* BEGIN *

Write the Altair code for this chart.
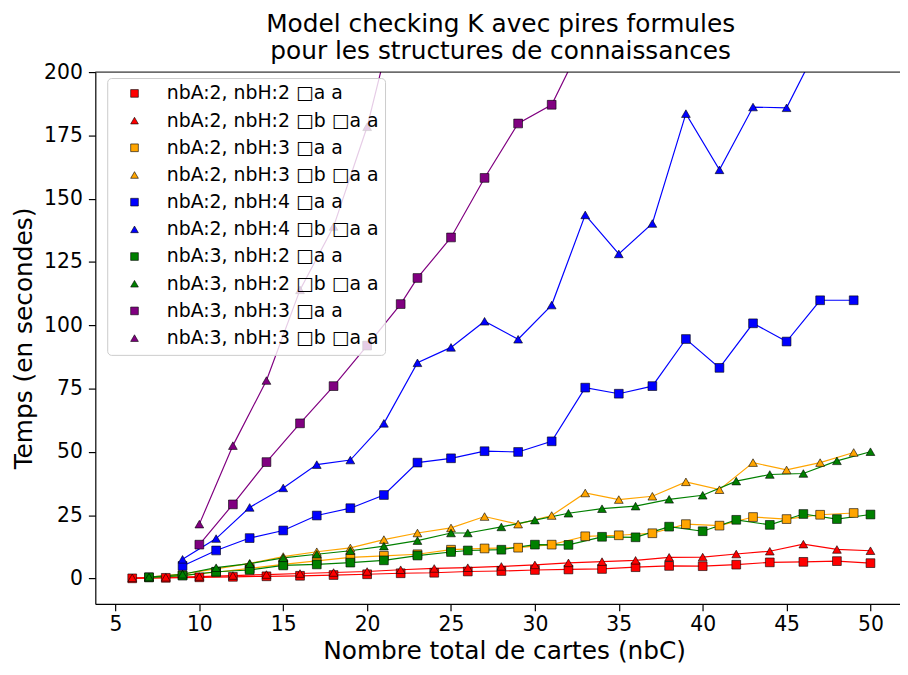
import altair as alt
import pandas as pd

# ---- series labels, colours, shapes ----
labels = [
    "nbA:2, nbH:2 \u25a1a a",
    "nbA:2, nbH:2 \u25a1b \u25a1a a",
    "nbA:2, nbH:3 \u25a1a a",
    "nbA:2, nbH:3 \u25a1b \u25a1a a",
    "nbA:2, nbH:4 \u25a1a a",
    "nbA:2, nbH:4 \u25a1b \u25a1a a",
    "nbA:3, nbH:2 \u25a1a a",
    "nbA:3, nbH:2 \u25a1b \u25a1a a",
    "nbA:3, nbH:3 \u25a1a a",
    "nbA:3, nbH:3 \u25a1b \u25a1a a",
]
colors = ["#ff0000", "#ff0000", "#ffa500", "#ffa500", "#0000ff", "#0000ff",
          "#008000", "#008000", "#800080", "#800080"]
shapes = ["square", "triangle-up"] * 5

# ---- data ----
x_red = [6, 8, 10, 12, 14, 16, 18, 20, 22, 24, 26, 28, 30, 32, 34, 36, 38, 40, 42, 44, 46, 48, 50]
y_red_sq = [0.1, 0.3, 0.5, 0.7, 0.9, 1.1, 1.4, 1.7, 2.1, 2.3, 2.8, 3.0, 3.4, 3.6, 3.8, 4.5, 5.0, 4.9, 5.5, 6.4, 6.6, 6.9, 6.1]
y_red_tri = [0.3, 0.5, 0.8, 1.2, 1.6, 2.0, 2.4, 2.8, 3.5, 4.0, 4.3, 4.8, 5.4, 6.2, 6.7, 7.2, 8.4, 8.5, 9.7, 10.8, 13.6, 11.5, 11.0]

x_orange = [7, 9, 11, 13, 15, 17, 19, 21, 23, 25, 27, 29, 31, 33, 35, 37, 39, 41, 43, 45, 47, 49]
y_orange_sq = [0.5, 1.3, 2.5, 4.0, 5.6, 7.0, 8.4, 9.0, 9.6, 11.4, 11.9, 12.2, 13.4, 16.7, 17.1, 17.9, 21.5, 20.9, 24.3, 23.5, 25.2, 25.9]
y_orange_tri = [0.6, 1.8, 3.8, 6.0, 8.7, 10.6, 12.1, 15.4, 18.0, 20.0, 24.5, 21.5, 24.9, 33.8, 31.2, 32.5, 38.2, 35.1, 45.8, 42.9, 45.8, 49.8]

x_blue_sq = [9, 11, 13, 15, 17, 19, 21, 23, 25, 27, 29, 31, 33, 35, 37, 39, 41, 43, 45, 47, 49]
y_blue_sq = [5.0, 11.1, 16.0, 19.0, 24.9, 27.8, 33.0, 45.8, 47.5, 50.3, 50.0, 54.2, 75.4, 73.0, 76.0, 94.6, 83.2, 100.8, 93.6, 109.9, 109.9]
x_blue_tri = [9, 11, 13, 15, 17, 19, 21, 23, 25, 27, 29, 31, 33, 35, 37, 39, 41, 43, 45, 47]
y_blue_tri = [7.6, 15.8, 28.1, 35.8, 45.0, 46.8, 61.3, 85.2, 91.3, 101.6, 94.5, 108.0, 143.6, 128.2, 140.2, 183.6, 161.4, 186.2, 185.9, 212.0]

x_green = [7, 9, 11, 13, 15, 17, 19, 21, 23, 25, 26, 28, 30, 32, 34, 36, 38, 40, 42, 44, 46, 48, 50]
y_green_sq = [0.5, 1.2, 2.7, 3.4, 5.2, 5.6, 6.3, 7.2, 9.1, 10.5, 11.1, 11.4, 13.4, 13.3, 16.5, 16.3, 20.5, 18.7, 23.2, 21.2, 25.5, 23.5, 25.3]
y_green_tri = [0.6, 1.7, 4.3, 5.9, 8.2, 9.6, 11.0, 12.8, 15.0, 18.0, 18.0, 20.4, 23.1, 25.8, 27.6, 28.6, 31.3, 32.9, 38.5, 41.1, 41.5, 46.5, 50.1]

x_purple_sq = [10, 12, 14, 16, 18, 20, 22, 23, 25, 27, 29, 31, 33]
y_purple_sq = [13.4, 29.3, 46.0, 61.3, 76.0, 92.0, 108.4, 118.7, 134.7, 158.2, 179.7, 187.1, 214.0]
x_purple_tri = [10, 12, 14, 16, 18, 20, 22]
y_purple_tri = [21.5, 52.5, 78.2, 114.0, 139.0, 178.4, 232.0]

series = [
    (x_red, y_red_sq), (x_red, y_red_tri),
    (x_orange, y_orange_sq), (x_orange, y_orange_tri),
    (x_blue_sq, y_blue_sq), (x_blue_tri, y_blue_tri),
    (x_green, y_green_sq), (x_green, y_green_tri),
    (x_purple_sq, y_purple_sq), (x_purple_tri, y_purple_tri),
]

rows = []
for i, (xs, ys) in enumerate(series):
    for xv, yv in zip(xs, ys):
        rows.append({"serie": labels[i], "idx": i, "nbC": xv, "t": yv})
df = pd.DataFrame(rows)

FONT = "DejaVu Sans"

xenc = alt.X("nbC:Q",
             scale=alt.Scale(domain=[3.8, 51.76], nice=False, zero=False),
             axis=alt.Axis(values=[5, 10, 15, 20, 25, 30, 35, 40, 45, 50],
                           title="Nombre total de cartes (nbC)", titlePadding=4,
                           titleX=412, labelPadding=4))
yenc = alt.Y("t:Q",
             scale=alt.Scale(domain=[-10, 200], nice=False, zero=False),
             axis=alt.Axis(values=[0, 25, 50, 75, 100, 125, 150, 175, 200],
                           title="Temps (en secondes)", titlePadding=7,
                           labelPadding=6))

color_scale = alt.Scale(domain=labels, range=colors)
shape_scale = alt.Scale(domain=labels, range=shapes)

leg = alt.Legend(title=None, orient="none", legendX=12, legendY=6,
                 padding=6, symbolOffset=12, labelOffset=23, rowPadding=7.4,
                 labelFontSize=19, labelFont=FONT, labelColor="black",
                 fillColor="rgba(255,255,255,0.8)", strokeColor="#cccccc",
                 cornerRadius=4, symbolSize=60, symbolStrokeColor="black",
                 symbolStrokeWidth=0.6, labelLimit=400, zindex=1)

# one line layer per series (constant colour, no legend of their own)
line_layers = [
    alt.Chart(df).transform_filter(alt.datum.idx == i)
    .mark_line(color=colors[i], strokeWidth=1.2, clip=True)
    .encode(x=xenc, y=yenc, order="nbC:Q")
    for i in range(len(labels))
]

points = alt.Chart(df).mark_point(filled=True, size=78, stroke="black",
                                  strokeWidth=0.6, opacity=1, clip=True).encode(
    x=xenc, y=yenc,
    color=alt.Color("serie:N", scale=color_scale, legend=leg),
    shape=alt.Shape("serie:N", scale=shape_scale, legend=leg),
)

top_spine = alt.Chart(pd.DataFrame({"v": [200]})).mark_rule(
    color="black", strokeWidth=1).encode(y=alt.Y("v:Q"))

chart = alt.layer(*line_layers, points, top_spine).properties(
    width=811, height=536,
    title=alt.Title(["Model checking K avec pires formules",
                     "\u00a0pour les structures de connaissances"],
                    fontSize=25, font=FONT, fontWeight="normal", anchor="middle",
                    lineHeight=27, offset=-2, dx=3, color="black"),
    autosize=alt.AutoSizeParams(type="none"),
    padding={"left": 88, "top": 62, "right": 0, "bottom": 61},
).configure_view(strokeWidth=0).configure_axis(
    grid=False, domainColor="black", tickColor="black", labelColor="black",
    titleColor="black", labelFont=FONT, titleFont=FONT, labelFontSize=20.5,
    titleFontSize=25, titleFontWeight="normal", tickSize=7,
    domainWidth=1.2, tickWidth=1.2,
)

chart.save("out.html", embed_options={"renderer": "svg", "actions": False})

* END *

Skip the pictures, please, and transcribe only the lines from the beginning of the material through the one that contains "186.2, 185.9, 212.0]".

Write the Altair code for this chart.
import altair as alt
import pandas as pd

# ---- series labels, colours, shapes ----
labels = [
    "nbA:2, nbH:2 \u25a1a a",
    "nbA:2, nbH:2 \u25a1b \u25a1a a",
    "nbA:2, nbH:3 \u25a1a a",
    "nbA:2, nbH:3 \u25a1b \u25a1a a",
    "nbA:2, nbH:4 \u25a1a a",
    "nbA:2, nbH:4 \u25a1b \u25a1a a",
    "nbA:3, nbH:2 \u25a1a a",
    "nbA:3, nbH:2 \u25a1b \u25a1a a",
    "nbA:3, nbH:3 \u25a1a a",
    "nbA:3, nbH:3 \u25a1b \u25a1a a",
]
colors = ["#ff0000", "#ff0000", "#ffa500", "#ffa500", "#0000ff", "#0000ff",
          "#008000", "#008000", "#800080", "#800080"]
shapes = ["square", "triangle-up"] * 5

# ---- data ----
x_red = [6, 8, 10, 12, 14, 16, 18, 20, 22, 24, 26, 28, 30, 32, 34, 36, 38, 40, 42, 44, 46, 48, 50]
y_red_sq = [0.1, 0.3, 0.5, 0.7, 0.9, 1.1, 1.4, 1.7, 2.1, 2.3, 2.8, 3.0, 3.4, 3.6, 3.8, 4.5, 5.0, 4.9, 5.5, 6.4, 6.6, 6.9, 6.1]
y_red_tri = [0.3, 0.5, 0.8, 1.2, 1.6, 2.0, 2.4, 2.8, 3.5, 4.0, 4.3, 4.8, 5.4, 6.2, 6.7, 7.2, 8.4, 8.5, 9.7, 10.8, 13.6, 11.5, 11.0]

x_orange = [7, 9, 11, 13, 15, 17, 19, 21, 23, 25, 27, 29, 31, 33, 35, 37, 39, 41, 43, 45, 47, 49]
y_orange_sq = [0.5, 1.3, 2.5, 4.0, 5.6, 7.0, 8.4, 9.0, 9.6, 11.4, 11.9, 12.2, 13.4, 16.7, 17.1, 17.9, 21.5, 20.9, 24.3, 23.5, 25.2, 25.9]
y_orange_tri = [0.6, 1.8, 3.8, 6.0, 8.7, 10.6, 12.1, 15.4, 18.0, 20.0, 24.5, 21.5, 24.9, 33.8, 31.2, 32.5, 38.2, 35.1, 45.8, 42.9, 45.8, 49.8]

x_blue_sq = [9, 11, 13, 15, 17, 19, 21, 23, 25, 27, 29, 31, 33, 35, 37, 39, 41, 43, 45, 47, 49]
y_blue_sq = [5.0, 11.1, 16.0, 19.0, 24.9, 27.8, 33.0, 45.8, 47.5, 50.3, 50.0, 54.2, 75.4, 73.0, 76.0, 94.6, 83.2, 100.8, 93.6, 109.9, 109.9]
x_blue_tri = [9, 11, 13, 15, 17, 19, 21, 23, 25, 27, 29, 31, 33, 35, 37, 39, 41, 43, 45, 47]
y_blue_tri = [7.6, 15.8, 28.1, 35.8, 45.0, 46.8, 61.3, 85.2, 91.3, 101.6, 94.5, 108.0, 143.6, 128.2, 140.2, 183.6, 161.4, 186.2, 185.9, 212.0]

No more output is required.